START

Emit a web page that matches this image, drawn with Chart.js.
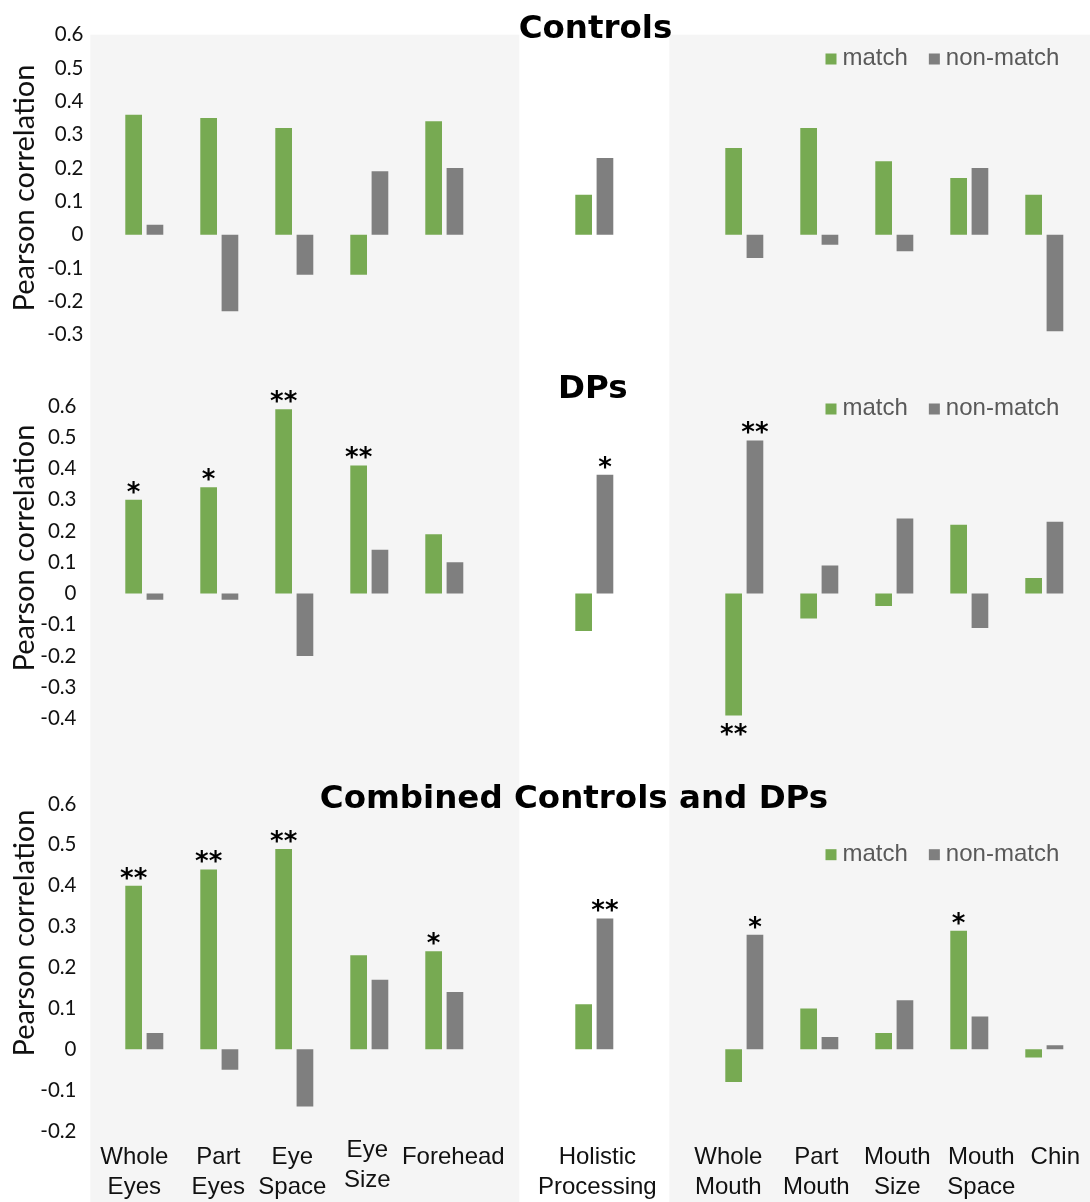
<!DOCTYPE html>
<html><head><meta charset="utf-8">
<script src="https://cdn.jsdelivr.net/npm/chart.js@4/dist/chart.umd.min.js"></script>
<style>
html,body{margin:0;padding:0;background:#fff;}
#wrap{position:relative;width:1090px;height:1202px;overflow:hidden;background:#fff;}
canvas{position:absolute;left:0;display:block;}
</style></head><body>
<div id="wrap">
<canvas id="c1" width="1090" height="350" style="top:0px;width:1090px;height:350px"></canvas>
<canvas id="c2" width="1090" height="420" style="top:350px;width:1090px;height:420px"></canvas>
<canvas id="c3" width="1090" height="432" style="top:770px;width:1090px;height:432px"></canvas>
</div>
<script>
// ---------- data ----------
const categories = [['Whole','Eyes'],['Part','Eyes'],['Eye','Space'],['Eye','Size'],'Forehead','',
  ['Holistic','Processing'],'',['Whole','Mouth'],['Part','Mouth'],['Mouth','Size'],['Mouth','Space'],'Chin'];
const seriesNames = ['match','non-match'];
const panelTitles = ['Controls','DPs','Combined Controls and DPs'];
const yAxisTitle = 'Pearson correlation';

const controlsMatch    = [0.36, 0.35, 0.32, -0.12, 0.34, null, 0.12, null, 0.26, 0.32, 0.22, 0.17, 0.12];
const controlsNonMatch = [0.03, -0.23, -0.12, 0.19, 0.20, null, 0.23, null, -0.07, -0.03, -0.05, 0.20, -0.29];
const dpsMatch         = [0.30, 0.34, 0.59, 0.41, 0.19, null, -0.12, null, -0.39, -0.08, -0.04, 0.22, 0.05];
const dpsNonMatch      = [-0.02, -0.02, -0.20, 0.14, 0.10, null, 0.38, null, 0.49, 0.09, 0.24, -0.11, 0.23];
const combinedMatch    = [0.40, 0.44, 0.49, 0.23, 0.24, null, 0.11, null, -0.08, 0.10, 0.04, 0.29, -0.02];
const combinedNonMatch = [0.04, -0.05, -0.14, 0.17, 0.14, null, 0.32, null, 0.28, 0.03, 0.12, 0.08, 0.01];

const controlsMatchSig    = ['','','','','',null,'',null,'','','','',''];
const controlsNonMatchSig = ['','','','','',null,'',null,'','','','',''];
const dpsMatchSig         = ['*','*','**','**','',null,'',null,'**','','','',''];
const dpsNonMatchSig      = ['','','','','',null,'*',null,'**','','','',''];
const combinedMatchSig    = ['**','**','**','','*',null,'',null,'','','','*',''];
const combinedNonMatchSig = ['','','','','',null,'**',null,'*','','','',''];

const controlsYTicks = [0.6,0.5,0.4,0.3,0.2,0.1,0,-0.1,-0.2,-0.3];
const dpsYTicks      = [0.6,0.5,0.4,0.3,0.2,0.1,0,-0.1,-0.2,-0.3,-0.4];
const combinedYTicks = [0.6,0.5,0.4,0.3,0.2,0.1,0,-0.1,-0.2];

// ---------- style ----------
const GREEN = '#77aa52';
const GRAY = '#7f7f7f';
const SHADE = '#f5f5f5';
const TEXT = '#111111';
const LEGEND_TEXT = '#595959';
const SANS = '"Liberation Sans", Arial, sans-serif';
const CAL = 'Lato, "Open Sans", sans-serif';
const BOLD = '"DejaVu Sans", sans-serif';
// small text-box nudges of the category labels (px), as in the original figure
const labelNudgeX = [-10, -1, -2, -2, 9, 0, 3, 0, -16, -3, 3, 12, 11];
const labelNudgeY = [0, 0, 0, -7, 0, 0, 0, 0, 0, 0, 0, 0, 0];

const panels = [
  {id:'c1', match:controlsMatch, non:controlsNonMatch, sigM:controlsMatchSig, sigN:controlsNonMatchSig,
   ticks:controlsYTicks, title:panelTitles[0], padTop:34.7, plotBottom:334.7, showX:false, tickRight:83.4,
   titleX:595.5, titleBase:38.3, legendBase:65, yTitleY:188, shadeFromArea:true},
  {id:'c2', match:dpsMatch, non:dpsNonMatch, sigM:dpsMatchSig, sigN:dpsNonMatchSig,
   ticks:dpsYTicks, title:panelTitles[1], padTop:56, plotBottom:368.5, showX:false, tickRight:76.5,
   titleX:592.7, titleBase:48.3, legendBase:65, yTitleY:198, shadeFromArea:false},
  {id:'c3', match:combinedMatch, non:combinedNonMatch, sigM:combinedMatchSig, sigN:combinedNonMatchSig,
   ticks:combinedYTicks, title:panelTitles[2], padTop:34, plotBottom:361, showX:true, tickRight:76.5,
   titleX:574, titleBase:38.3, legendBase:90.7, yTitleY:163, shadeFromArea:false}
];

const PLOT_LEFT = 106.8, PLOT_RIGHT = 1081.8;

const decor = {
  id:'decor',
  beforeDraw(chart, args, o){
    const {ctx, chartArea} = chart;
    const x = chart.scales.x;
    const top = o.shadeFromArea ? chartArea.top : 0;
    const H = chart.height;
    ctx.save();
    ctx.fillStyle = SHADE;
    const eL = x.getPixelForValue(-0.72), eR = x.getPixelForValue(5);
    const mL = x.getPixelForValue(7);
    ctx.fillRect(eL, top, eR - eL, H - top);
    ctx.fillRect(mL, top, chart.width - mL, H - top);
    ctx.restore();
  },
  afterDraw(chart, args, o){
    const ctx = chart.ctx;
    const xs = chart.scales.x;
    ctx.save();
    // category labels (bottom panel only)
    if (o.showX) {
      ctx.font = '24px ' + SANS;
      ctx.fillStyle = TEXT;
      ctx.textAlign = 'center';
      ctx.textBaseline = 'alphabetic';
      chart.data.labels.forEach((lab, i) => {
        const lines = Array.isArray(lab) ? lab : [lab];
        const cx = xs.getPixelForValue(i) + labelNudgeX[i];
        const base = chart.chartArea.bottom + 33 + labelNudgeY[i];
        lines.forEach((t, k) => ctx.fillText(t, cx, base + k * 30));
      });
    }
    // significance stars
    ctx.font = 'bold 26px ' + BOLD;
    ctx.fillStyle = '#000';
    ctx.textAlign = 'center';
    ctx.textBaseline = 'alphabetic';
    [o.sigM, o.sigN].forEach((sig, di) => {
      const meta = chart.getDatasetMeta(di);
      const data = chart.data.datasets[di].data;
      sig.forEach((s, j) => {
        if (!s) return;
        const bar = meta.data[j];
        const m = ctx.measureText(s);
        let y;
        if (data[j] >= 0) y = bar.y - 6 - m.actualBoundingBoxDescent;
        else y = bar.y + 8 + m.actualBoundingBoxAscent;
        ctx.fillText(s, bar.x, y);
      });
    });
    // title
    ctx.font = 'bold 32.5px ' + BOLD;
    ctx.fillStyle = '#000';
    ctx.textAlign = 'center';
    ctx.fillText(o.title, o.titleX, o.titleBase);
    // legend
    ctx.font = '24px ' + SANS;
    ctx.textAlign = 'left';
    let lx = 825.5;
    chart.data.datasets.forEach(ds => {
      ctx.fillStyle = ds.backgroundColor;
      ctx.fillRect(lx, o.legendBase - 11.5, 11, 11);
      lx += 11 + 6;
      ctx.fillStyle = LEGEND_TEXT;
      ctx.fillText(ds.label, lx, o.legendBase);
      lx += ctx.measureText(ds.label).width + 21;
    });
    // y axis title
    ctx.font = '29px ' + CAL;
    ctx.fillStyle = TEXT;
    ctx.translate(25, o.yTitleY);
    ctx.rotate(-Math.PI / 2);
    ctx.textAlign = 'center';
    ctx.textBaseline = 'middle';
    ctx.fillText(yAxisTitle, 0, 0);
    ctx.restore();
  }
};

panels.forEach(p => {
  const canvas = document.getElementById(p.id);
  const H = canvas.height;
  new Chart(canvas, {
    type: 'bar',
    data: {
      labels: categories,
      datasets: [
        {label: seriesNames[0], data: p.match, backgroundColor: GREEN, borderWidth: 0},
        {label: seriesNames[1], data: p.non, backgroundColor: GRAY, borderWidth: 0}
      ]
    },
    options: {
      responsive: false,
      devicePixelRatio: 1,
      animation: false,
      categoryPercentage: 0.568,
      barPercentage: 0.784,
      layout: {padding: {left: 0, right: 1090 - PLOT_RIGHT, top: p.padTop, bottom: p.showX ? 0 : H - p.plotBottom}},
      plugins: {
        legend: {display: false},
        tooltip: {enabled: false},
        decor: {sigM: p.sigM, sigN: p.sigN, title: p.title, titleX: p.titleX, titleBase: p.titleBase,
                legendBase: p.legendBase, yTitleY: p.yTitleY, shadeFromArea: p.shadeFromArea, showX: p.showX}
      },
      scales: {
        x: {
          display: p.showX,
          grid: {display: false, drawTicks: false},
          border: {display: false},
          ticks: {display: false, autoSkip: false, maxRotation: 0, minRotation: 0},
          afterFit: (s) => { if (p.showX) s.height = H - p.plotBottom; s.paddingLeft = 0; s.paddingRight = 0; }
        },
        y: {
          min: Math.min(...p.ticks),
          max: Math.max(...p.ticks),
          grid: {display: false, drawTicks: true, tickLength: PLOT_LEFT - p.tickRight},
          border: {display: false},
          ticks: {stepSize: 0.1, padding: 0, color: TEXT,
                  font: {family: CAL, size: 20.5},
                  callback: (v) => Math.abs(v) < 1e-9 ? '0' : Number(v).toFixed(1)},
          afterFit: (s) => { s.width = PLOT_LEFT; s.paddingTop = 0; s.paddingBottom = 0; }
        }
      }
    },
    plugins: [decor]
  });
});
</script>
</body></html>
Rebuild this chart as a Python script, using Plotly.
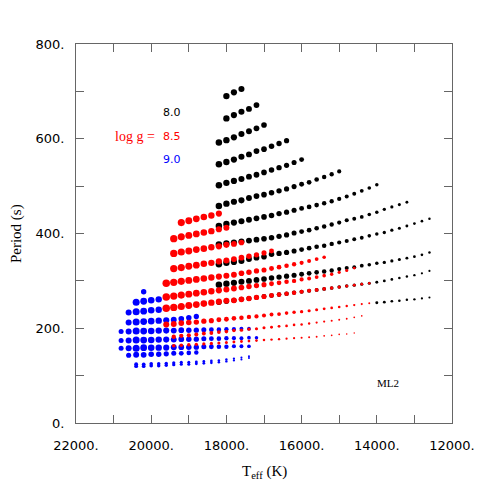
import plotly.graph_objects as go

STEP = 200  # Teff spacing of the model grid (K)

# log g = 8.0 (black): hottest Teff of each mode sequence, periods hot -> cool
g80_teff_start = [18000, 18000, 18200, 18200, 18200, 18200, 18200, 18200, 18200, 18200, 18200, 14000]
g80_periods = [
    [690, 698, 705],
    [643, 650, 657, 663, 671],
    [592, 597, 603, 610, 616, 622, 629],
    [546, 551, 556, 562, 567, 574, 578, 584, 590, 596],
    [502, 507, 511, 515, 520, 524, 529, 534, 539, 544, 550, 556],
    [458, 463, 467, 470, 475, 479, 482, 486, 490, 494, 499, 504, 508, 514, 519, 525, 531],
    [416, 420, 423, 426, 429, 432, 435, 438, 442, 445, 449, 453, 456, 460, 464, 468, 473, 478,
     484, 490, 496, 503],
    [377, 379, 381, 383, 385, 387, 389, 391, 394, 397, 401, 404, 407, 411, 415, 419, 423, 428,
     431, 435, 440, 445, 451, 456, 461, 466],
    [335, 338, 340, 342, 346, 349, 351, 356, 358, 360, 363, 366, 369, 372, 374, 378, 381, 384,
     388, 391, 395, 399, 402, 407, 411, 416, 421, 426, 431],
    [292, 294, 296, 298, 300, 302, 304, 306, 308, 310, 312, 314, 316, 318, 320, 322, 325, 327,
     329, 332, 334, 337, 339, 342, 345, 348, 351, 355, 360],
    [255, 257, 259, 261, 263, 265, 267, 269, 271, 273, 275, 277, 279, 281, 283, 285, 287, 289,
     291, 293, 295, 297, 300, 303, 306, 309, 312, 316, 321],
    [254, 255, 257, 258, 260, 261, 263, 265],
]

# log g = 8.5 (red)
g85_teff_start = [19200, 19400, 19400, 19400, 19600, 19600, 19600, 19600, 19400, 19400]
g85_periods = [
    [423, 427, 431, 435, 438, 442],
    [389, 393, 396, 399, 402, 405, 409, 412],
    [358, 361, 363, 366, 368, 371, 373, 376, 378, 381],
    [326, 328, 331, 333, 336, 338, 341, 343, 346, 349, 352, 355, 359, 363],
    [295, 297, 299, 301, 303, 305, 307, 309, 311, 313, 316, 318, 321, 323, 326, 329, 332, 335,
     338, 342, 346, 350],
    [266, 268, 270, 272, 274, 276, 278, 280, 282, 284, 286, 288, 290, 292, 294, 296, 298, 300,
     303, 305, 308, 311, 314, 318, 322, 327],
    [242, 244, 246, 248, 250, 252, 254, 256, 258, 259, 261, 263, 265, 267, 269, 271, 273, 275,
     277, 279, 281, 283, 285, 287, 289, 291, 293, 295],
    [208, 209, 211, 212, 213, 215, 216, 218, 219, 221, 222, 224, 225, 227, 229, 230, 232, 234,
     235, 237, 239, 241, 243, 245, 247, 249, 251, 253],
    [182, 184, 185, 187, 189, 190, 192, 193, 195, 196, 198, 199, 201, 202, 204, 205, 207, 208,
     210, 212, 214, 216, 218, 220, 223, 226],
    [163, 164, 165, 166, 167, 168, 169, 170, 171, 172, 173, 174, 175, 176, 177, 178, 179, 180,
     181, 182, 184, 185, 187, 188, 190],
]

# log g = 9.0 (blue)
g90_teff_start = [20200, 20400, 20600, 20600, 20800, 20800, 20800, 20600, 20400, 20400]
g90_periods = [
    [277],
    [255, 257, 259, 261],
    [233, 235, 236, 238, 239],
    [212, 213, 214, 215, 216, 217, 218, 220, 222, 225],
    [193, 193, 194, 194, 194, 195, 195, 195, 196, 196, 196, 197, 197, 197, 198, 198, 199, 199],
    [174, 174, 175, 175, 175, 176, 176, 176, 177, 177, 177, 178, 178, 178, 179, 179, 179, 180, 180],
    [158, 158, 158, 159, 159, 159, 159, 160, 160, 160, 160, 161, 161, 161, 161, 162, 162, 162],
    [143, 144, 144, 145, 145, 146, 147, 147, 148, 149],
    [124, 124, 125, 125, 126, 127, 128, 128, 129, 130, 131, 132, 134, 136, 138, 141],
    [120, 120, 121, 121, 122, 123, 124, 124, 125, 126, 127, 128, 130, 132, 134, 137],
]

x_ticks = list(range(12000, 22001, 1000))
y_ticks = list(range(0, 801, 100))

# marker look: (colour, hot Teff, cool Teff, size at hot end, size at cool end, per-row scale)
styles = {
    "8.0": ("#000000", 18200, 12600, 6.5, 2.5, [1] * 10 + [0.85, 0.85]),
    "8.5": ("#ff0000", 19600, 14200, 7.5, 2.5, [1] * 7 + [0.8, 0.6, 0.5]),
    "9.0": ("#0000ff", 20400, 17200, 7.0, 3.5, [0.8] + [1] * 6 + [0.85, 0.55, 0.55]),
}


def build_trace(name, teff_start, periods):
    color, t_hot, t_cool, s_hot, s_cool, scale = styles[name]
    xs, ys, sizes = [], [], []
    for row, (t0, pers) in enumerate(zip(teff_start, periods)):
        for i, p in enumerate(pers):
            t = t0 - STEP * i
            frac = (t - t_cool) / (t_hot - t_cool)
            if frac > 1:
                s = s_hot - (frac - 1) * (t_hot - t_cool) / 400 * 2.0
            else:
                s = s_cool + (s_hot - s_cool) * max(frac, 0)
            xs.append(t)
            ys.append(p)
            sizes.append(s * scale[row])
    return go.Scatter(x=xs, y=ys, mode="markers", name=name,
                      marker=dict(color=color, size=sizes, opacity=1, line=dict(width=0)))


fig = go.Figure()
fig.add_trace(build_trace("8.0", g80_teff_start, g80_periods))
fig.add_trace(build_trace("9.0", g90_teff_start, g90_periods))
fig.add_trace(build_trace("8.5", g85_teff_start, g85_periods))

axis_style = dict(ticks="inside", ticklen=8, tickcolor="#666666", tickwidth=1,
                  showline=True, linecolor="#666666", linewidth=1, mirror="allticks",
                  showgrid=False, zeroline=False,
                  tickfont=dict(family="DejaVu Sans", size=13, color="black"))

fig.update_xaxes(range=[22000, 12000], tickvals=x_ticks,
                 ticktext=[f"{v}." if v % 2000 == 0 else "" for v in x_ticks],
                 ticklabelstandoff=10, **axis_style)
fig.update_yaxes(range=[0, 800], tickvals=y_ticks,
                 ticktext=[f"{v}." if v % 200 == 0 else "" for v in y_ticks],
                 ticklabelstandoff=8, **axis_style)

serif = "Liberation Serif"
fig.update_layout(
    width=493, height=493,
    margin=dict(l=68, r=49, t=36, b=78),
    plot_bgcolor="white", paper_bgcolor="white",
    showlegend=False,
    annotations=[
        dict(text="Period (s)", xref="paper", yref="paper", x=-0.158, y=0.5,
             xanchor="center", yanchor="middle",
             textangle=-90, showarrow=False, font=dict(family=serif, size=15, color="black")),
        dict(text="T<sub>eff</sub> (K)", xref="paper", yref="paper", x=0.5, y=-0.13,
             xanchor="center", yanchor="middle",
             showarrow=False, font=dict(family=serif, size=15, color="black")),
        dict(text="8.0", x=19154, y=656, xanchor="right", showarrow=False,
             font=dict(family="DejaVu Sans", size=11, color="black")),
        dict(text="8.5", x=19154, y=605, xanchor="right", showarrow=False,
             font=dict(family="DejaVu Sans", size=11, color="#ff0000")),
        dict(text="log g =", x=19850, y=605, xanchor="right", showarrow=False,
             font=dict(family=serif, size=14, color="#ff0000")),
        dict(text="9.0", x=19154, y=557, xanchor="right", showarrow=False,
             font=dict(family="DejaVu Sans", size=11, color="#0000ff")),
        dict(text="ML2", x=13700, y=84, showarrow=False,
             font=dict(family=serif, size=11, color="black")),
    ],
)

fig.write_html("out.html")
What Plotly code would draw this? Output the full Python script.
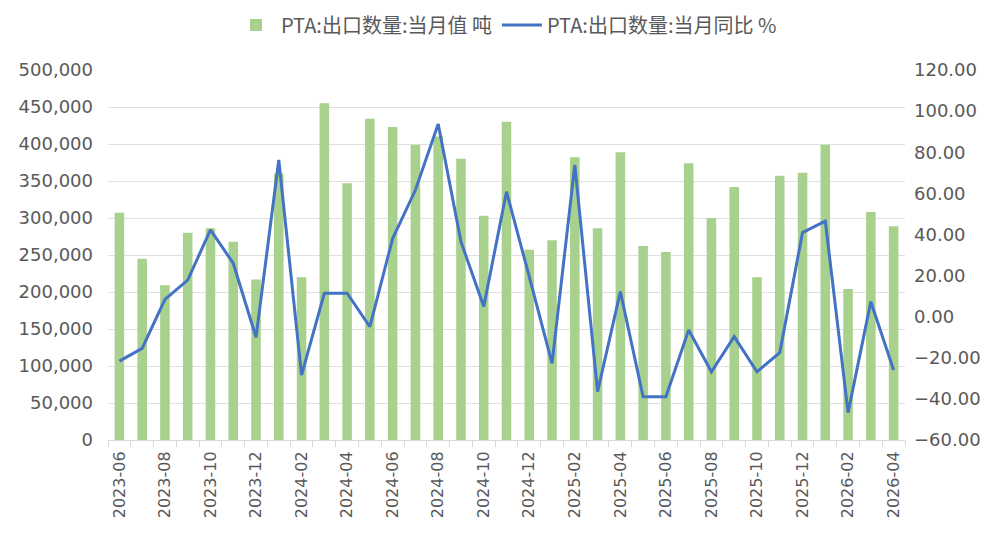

END

## TASK DIRECTIONS
In the listing above, find the line with "Rebuild this chart" and the line with "model grid (K)". Set down exactly those lines and everything between them, skipping pictures.

## SOLUTION FOR THIS EXERCISE
Rebuild this chart as a Python script, using Plotly.
import plotly.graph_objects as go

STEP = 200  # Teff spacing of the model grid (K)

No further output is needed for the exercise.